The piano has been in our midst for over 300 years and continued to earn itself a place as the top favourite instrument choice for all ages from 5 to 75. Whether you as a musician enjoy the classic tones of the upright acoustic or the more contemporary recreated sounds of the electronic digital piano – the choice is personal when jumping on the piano wagon.
So how does it drive?
The digital piano produces a generous variety of pre-set timbres so you can choose the settings e.g. the traditional concert grand piano, the silvery steel of the by-gone harpsichord keys, various electric pianos that harp back to the sounds of the 60s & 70s like Fender Rhodes and Wurlitzer.
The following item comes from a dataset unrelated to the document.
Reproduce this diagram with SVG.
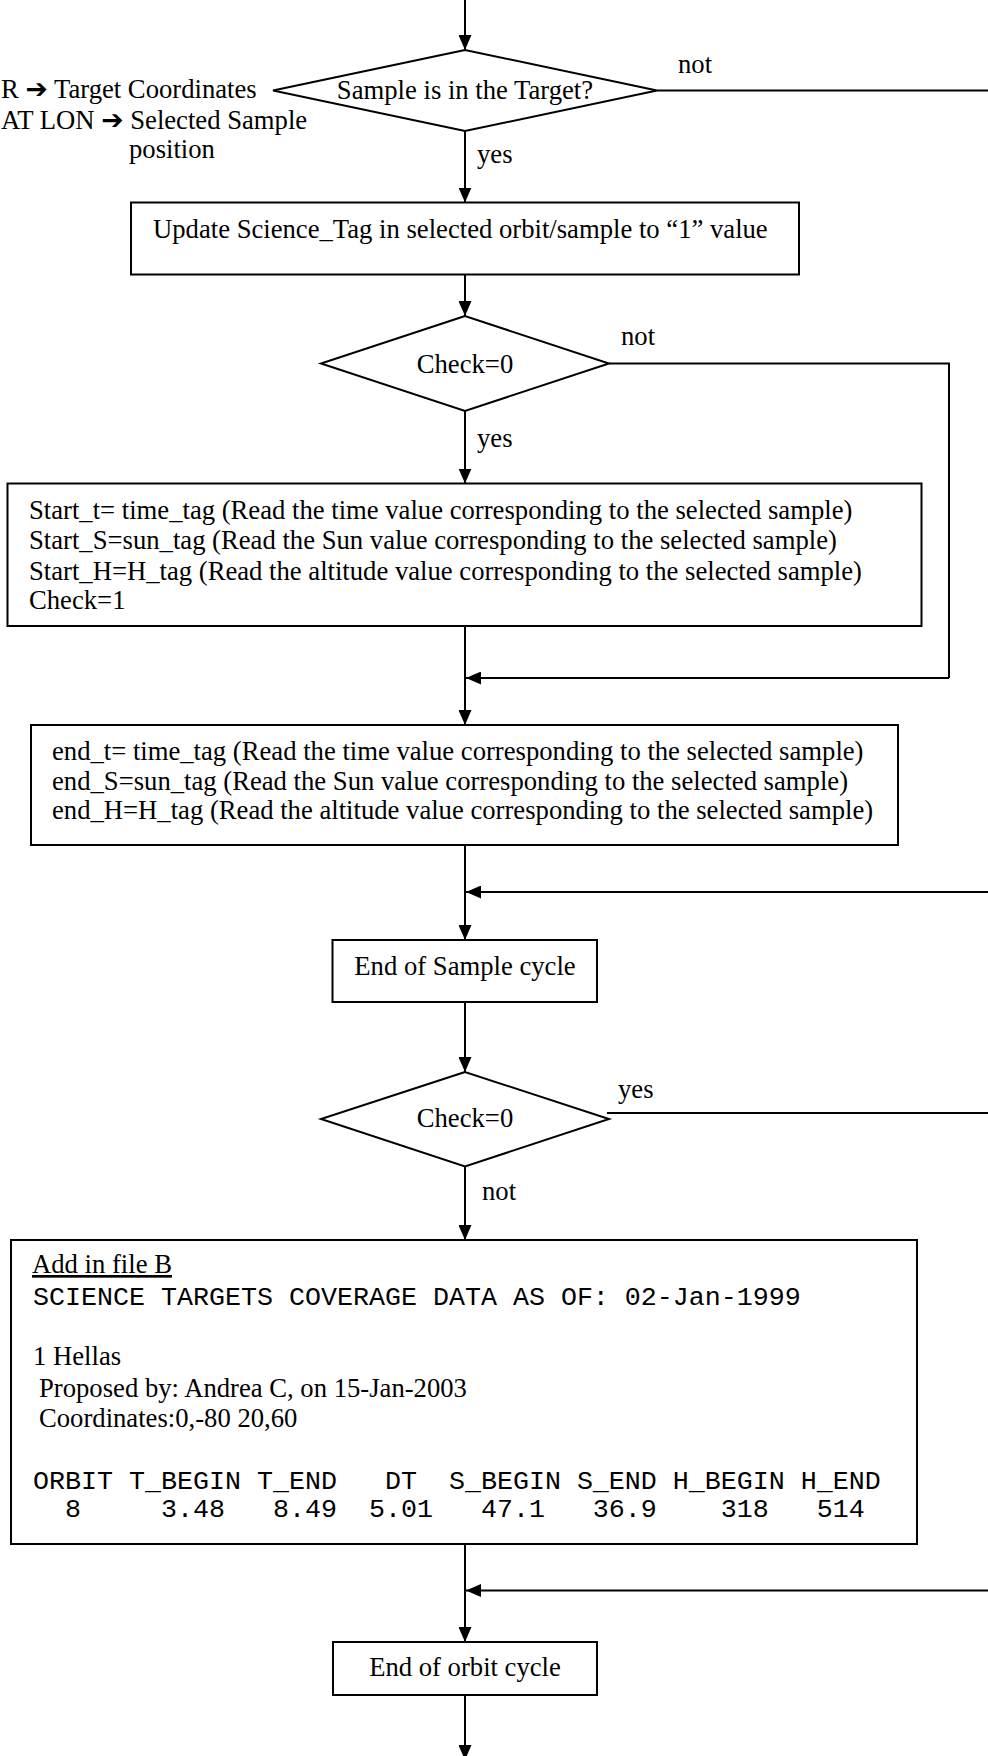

You can incorporate other basic “synthesizer’’ sounds to your taste such as string ensemble, rock band, vocals etc. Of course headphones, amps & connections for composition software are all extras that may tip the balance on deciding which one to play. In contrast the ‘no frills’ acoustic piano promises no hidden extras – not even a horn but it does deliver a traditional rich tone and pure sound production. So whether you want to go back to Bach, enjoy improvising over jazz chords like Alicia Keys or explore the wonders of Stevie – whatever your choice – you will surely benefit from the piano. So come on – jump on the piano wagon – it’ll take you on a musical mystery tour.
Def: (pi-a-no.) Italian, short for pianoforte. Piano abbr. p = in a quite tone. Forte abbr. f = loud.